§ **Your instructions**: Give the listing again character for character, but drop the images.

§ **Extracted information**:

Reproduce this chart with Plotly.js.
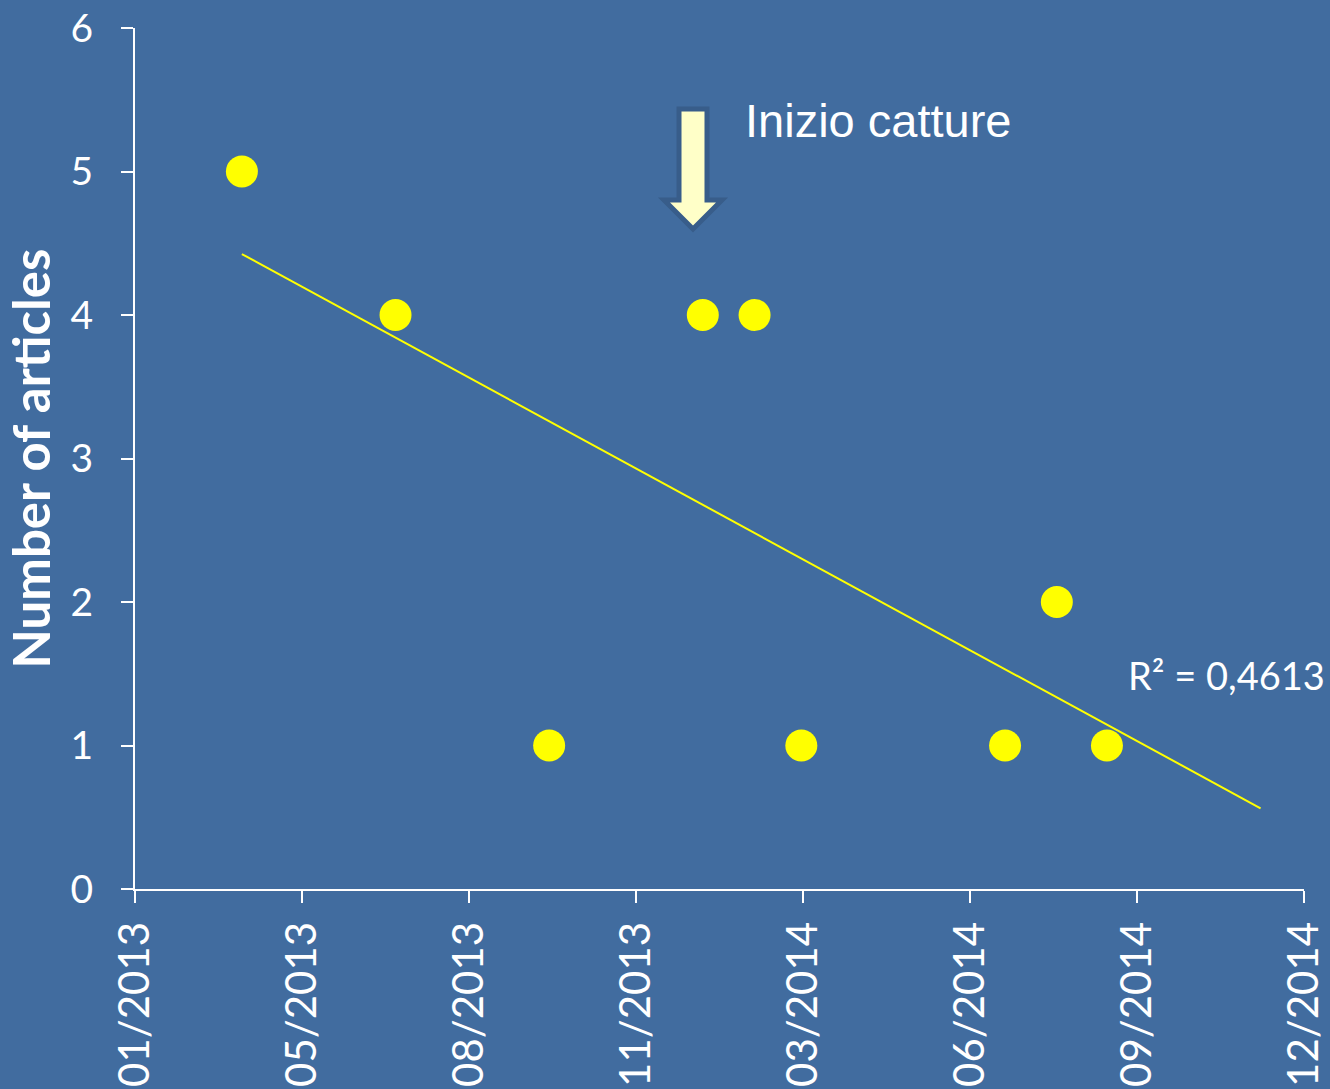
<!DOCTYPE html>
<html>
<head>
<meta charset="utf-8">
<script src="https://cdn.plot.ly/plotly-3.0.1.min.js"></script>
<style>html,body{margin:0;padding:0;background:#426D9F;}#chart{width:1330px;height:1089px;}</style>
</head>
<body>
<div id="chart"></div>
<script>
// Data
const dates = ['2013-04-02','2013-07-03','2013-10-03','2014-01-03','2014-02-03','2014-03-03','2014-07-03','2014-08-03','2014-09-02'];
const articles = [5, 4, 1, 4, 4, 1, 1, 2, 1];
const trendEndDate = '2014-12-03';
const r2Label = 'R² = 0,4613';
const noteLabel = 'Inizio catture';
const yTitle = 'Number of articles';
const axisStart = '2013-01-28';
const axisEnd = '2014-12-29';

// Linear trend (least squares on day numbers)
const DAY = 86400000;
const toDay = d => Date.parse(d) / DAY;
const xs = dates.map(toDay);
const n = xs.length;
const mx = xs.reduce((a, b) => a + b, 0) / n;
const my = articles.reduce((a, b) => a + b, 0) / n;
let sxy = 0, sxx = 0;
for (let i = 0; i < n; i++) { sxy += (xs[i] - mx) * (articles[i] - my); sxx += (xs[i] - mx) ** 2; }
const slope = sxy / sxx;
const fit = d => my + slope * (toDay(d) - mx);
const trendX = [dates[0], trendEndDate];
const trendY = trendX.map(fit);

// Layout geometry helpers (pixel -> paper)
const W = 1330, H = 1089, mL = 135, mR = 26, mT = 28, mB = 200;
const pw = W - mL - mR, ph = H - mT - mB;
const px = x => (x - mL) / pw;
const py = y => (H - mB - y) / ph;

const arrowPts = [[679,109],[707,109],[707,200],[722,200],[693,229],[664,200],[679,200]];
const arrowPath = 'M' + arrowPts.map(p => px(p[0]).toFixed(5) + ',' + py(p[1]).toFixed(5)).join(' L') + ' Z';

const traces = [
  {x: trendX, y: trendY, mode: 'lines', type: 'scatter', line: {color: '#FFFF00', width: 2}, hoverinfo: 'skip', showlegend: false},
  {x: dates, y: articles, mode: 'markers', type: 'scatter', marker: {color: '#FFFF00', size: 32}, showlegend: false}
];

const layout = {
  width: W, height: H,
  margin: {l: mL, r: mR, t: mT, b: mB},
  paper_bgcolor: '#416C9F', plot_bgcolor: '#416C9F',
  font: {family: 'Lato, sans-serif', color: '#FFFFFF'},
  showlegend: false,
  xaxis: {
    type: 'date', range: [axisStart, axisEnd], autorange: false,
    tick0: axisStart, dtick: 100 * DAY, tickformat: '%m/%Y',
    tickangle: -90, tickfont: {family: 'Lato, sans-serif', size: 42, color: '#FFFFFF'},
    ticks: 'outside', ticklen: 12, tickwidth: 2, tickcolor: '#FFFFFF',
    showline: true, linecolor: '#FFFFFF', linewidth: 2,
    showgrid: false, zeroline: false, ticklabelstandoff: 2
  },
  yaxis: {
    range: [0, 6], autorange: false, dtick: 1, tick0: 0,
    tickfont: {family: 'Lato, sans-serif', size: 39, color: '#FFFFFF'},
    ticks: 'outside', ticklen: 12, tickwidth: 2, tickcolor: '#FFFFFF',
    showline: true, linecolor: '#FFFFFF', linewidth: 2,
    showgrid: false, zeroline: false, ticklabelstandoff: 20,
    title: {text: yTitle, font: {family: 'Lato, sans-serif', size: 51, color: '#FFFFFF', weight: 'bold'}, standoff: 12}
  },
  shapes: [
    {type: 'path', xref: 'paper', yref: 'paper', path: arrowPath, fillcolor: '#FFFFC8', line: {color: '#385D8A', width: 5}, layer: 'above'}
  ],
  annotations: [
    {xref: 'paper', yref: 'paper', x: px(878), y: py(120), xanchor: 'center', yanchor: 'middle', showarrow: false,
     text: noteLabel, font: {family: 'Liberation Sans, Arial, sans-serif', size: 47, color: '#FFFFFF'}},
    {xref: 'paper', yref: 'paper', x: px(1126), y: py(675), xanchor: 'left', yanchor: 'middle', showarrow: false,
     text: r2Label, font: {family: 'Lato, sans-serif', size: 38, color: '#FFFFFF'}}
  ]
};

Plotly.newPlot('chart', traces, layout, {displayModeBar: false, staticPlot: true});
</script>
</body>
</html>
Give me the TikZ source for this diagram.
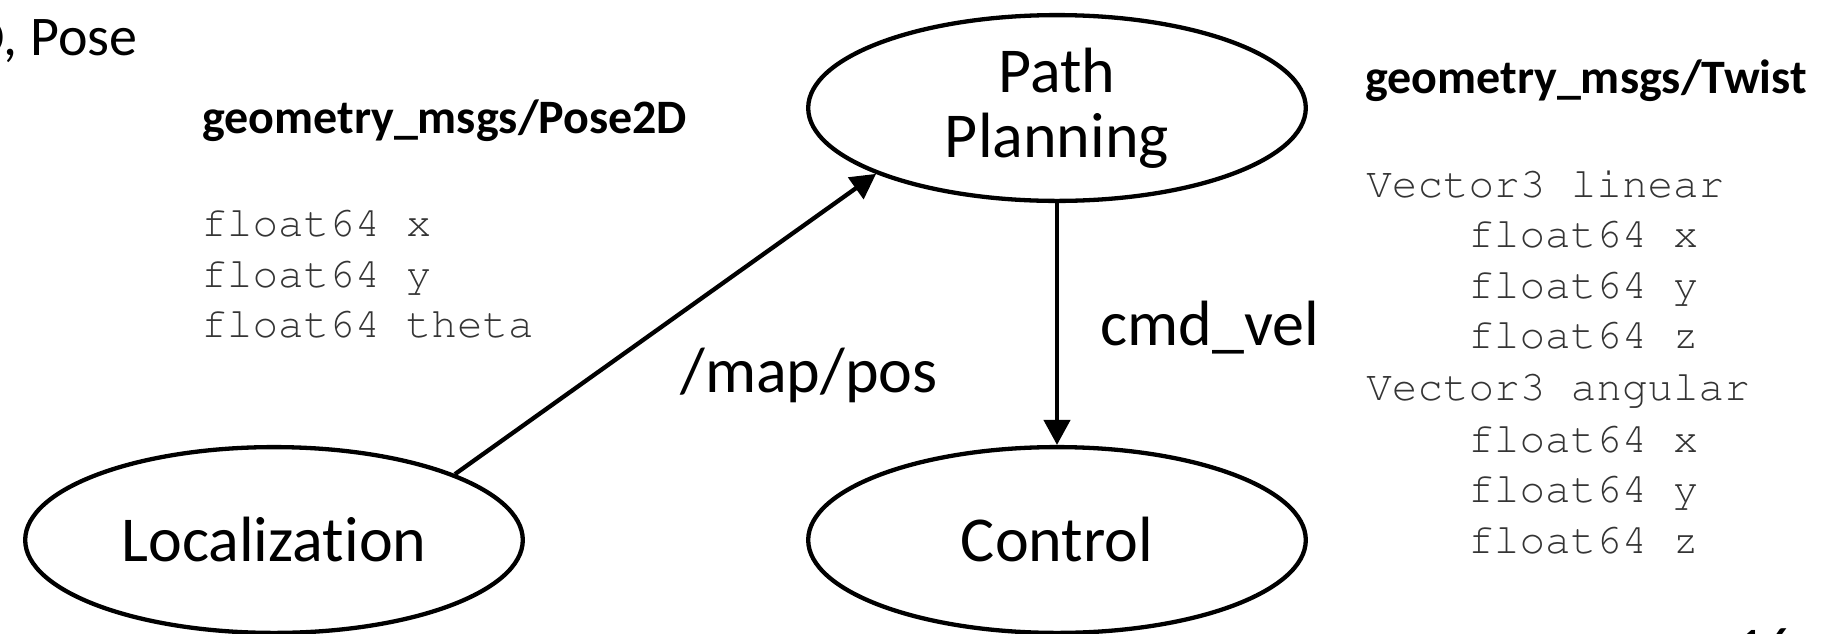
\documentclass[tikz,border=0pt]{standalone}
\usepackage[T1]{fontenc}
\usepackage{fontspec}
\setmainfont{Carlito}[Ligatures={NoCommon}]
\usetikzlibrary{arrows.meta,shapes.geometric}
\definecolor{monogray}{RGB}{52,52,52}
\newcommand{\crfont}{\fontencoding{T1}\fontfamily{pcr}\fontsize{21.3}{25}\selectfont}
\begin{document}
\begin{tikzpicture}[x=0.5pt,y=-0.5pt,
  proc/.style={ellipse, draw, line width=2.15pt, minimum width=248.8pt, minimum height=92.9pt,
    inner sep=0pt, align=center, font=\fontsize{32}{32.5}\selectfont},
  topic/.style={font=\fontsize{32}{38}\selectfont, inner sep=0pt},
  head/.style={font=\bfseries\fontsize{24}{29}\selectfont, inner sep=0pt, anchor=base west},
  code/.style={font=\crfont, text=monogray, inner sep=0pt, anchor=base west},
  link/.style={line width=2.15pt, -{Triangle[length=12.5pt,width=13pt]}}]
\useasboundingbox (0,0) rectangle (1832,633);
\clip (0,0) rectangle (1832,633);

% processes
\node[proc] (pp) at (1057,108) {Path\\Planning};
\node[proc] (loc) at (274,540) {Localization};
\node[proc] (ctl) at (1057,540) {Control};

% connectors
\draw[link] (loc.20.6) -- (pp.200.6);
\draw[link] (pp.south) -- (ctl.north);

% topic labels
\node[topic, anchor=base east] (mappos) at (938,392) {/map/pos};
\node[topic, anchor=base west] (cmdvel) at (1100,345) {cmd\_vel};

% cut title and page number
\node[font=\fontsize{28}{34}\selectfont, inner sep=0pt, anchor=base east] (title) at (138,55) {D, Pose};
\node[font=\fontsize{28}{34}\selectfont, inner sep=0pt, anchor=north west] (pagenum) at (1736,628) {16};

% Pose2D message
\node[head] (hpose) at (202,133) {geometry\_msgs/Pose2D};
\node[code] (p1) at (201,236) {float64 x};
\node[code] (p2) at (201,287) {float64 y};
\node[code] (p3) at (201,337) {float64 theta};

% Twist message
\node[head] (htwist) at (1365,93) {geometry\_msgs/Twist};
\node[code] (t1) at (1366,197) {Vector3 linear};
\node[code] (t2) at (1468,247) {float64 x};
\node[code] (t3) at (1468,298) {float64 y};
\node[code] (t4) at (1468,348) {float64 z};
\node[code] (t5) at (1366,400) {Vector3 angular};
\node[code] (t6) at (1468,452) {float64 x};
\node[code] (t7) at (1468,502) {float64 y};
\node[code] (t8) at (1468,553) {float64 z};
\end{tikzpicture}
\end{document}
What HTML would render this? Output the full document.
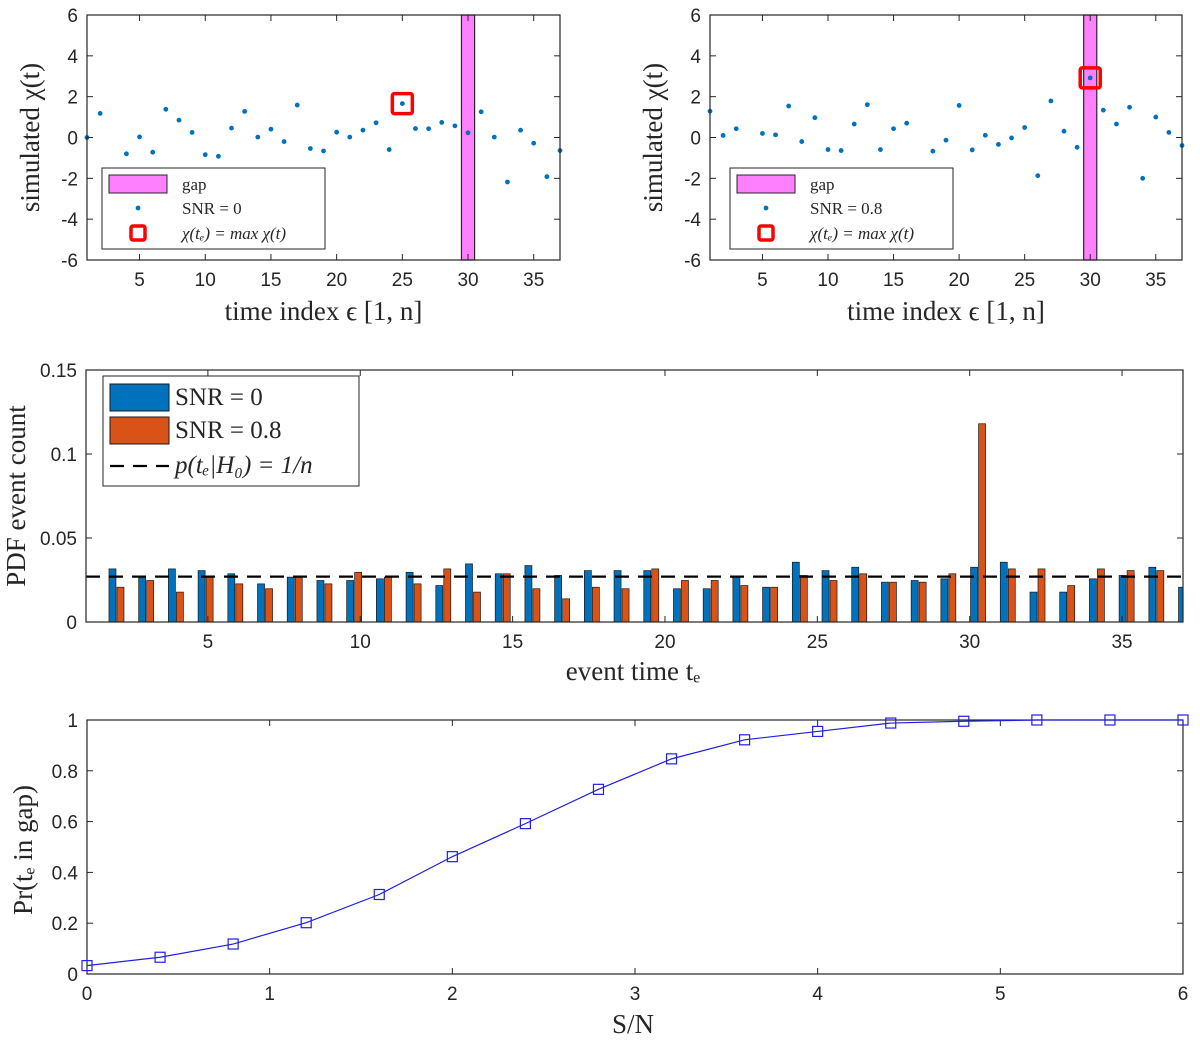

§ **Answer to the problem**:
Reproduce this chart with Plotly.js.
<!DOCTYPE html>
<html>
<head>
<meta charset="utf-8">
<script src="https://cdn.plot.ly/plotly-3.0.1.min.js"></script>
<style>html,body{margin:0;padding:0;background:#426D9F;}#chart{width:1330px;height:1089px;}</style>
</head>
<body>
<div id="chart"></div>
<script>
// Data
const dates = ['2013-04-02','2013-07-03','2013-10-03','2014-01-03','2014-02-03','2014-03-03','2014-07-03','2014-08-03','2014-09-02'];
const articles = [5, 4, 1, 4, 4, 1, 1, 2, 1];
const trendEndDate = '2014-12-03';
const r2Label = 'R² = 0,4613';
const noteLabel = 'Inizio catture';
const yTitle = 'Number of articles';
const axisStart = '2013-01-28';
const axisEnd = '2014-12-29';

// Linear trend (least squares on day numbers)
const DAY = 86400000;
const toDay = d => Date.parse(d) / DAY;
const xs = dates.map(toDay);
const n = xs.length;
const mx = xs.reduce((a, b) => a + b, 0) / n;
const my = articles.reduce((a, b) => a + b, 0) / n;
let sxy = 0, sxx = 0;
for (let i = 0; i < n; i++) { sxy += (xs[i] - mx) * (articles[i] - my); sxx += (xs[i] - mx) ** 2; }
const slope = sxy / sxx;
const fit = d => my + slope * (toDay(d) - mx);
const trendX = [dates[0], trendEndDate];
const trendY = trendX.map(fit);

// Layout geometry helpers (pixel -> paper)
const W = 1330, H = 1089, mL = 135, mR = 26, mT = 28, mB = 200;
const pw = W - mL - mR, ph = H - mT - mB;
const px = x => (x - mL) / pw;
const py = y => (H - mB - y) / ph;

const arrowPts = [[679,109],[707,109],[707,200],[722,200],[693,229],[664,200],[679,200]];
const arrowPath = 'M' + arrowPts.map(p => px(p[0]).toFixed(5) + ',' + py(p[1]).toFixed(5)).join(' L') + ' Z';

const traces = [
  {x: trendX, y: trendY, mode: 'lines', type: 'scatter', line: {color: '#FFFF00', width: 2}, hoverinfo: 'skip', showlegend: false},
  {x: dates, y: articles, mode: 'markers', type: 'scatter', marker: {color: '#FFFF00', size: 32}, showlegend: false}
];

const layout = {
  width: W, height: H,
  margin: {l: mL, r: mR, t: mT, b: mB},
  paper_bgcolor: '#416C9F', plot_bgcolor: '#416C9F',
  font: {family: 'Lato, sans-serif', color: '#FFFFFF'},
  showlegend: false,
  xaxis: {
    type: 'date', range: [axisStart, axisEnd], autorange: false,
    tick0: axisStart, dtick: 100 * DAY, tickformat: '%m/%Y',
    tickangle: -90, tickfont: {family: 'Lato, sans-serif', size: 42, color: '#FFFFFF'},
    ticks: 'outside', ticklen: 12, tickwidth: 2, tickcolor: '#FFFFFF',
    showline: true, linecolor: '#FFFFFF', linewidth: 2,
    showgrid: false, zeroline: false, ticklabelstandoff: 2
  },
  yaxis: {
    range: [0, 6], autorange: false, dtick: 1, tick0: 0,
    tickfont: {family: 'Lato, sans-serif', size: 39, color: '#FFFFFF'},
    ticks: 'outside', ticklen: 12, tickwidth: 2, tickcolor: '#FFFFFF',
    showline: true, linecolor: '#FFFFFF', linewidth: 2,
    showgrid: false, zeroline: false, ticklabelstandoff: 20,
    title: {text: yTitle, font: {family: 'Lato, sans-serif', size: 51, color: '#FFFFFF', weight: 'bold'}, standoff: 12}
  },
  shapes: [
    {type: 'path', xref: 'paper', yref: 'paper', path: arrowPath, fillcolor: '#FFFFC8', line: {color: '#385D8A', width: 5}, layer: 'above'}
  ],
  annotations: [
    {xref: 'paper', yref: 'paper', x: px(878), y: py(120), xanchor: 'center', yanchor: 'middle', showarrow: false,
     text: noteLabel, font: {family: 'Liberation Sans, Arial, sans-serif', size: 47, color: '#FFFFFF'}},
    {xref: 'paper', yref: 'paper', x: px(1126), y: py(675), xanchor: 'left', yanchor: 'middle', showarrow: false,
     text: r2Label, font: {family: 'Lato, sans-serif', size: 38, color: '#FFFFFF'}}
  ]
};

Plotly.newPlot('chart', traces, layout, {displayModeBar: false, staticPlot: true});
</script>
</body>
</html>
Give me the TikZ source for this diagram.
\documentclass[tikz,border=0pt]{standalone}
\usepackage[T1]{fontenc}
\usepackage{fontspec}
\setmainfont{Carlito}[Ligatures={NoCommon}]
\usetikzlibrary{arrows.meta,shapes.geometric}
\definecolor{monogray}{RGB}{52,52,52}
\newcommand{\crfont}{\fontencoding{T1}\fontfamily{pcr}\fontsize{21.3}{25}\selectfont}
\begin{document}
\begin{tikzpicture}[x=0.5pt,y=-0.5pt,
  proc/.style={ellipse, draw, line width=2.15pt, minimum width=248.8pt, minimum height=92.9pt,
    inner sep=0pt, align=center, font=\fontsize{32}{32.5}\selectfont},
  topic/.style={font=\fontsize{32}{38}\selectfont, inner sep=0pt},
  head/.style={font=\bfseries\fontsize{24}{29}\selectfont, inner sep=0pt, anchor=base west},
  code/.style={font=\crfont, text=monogray, inner sep=0pt, anchor=base west},
  link/.style={line width=2.15pt, -{Triangle[length=12.5pt,width=13pt]}}]
\useasboundingbox (0,0) rectangle (1832,633);
\clip (0,0) rectangle (1832,633);

% processes
\node[proc] (pp) at (1057,108) {Path\\Planning};
\node[proc] (loc) at (274,540) {Localization};
\node[proc] (ctl) at (1057,540) {Control};

% connectors
\draw[link] (loc.20.6) -- (pp.200.6);
\draw[link] (pp.south) -- (ctl.north);

% topic labels
\node[topic, anchor=base east] (mappos) at (938,392) {/map/pos};
\node[topic, anchor=base west] (cmdvel) at (1100,345) {cmd\_vel};

% cut title and page number
\node[font=\fontsize{28}{34}\selectfont, inner sep=0pt, anchor=base east] (title) at (138,55) {D, Pose};
\node[font=\fontsize{28}{34}\selectfont, inner sep=0pt, anchor=north west] (pagenum) at (1736,628) {16};

% Pose2D message
\node[head] (hpose) at (202,133) {geometry\_msgs/Pose2D};
\node[code] (p1) at (201,236) {float64 x};
\node[code] (p2) at (201,287) {float64 y};
\node[code] (p3) at (201,337) {float64 theta};

% Twist message
\node[head] (htwist) at (1365,93) {geometry\_msgs/Twist};
\node[code] (t1) at (1366,197) {Vector3 linear};
\node[code] (t2) at (1468,247) {float64 x};
\node[code] (t3) at (1468,298) {float64 y};
\node[code] (t4) at (1468,348) {float64 z};
\node[code] (t5) at (1366,400) {Vector3 angular};
\node[code] (t6) at (1468,452) {float64 x};
\node[code] (t7) at (1468,502) {float64 y};
\node[code] (t8) at (1468,553) {float64 z};
\end{tikzpicture}
\end{document}
What HTML would render this? Output the full document.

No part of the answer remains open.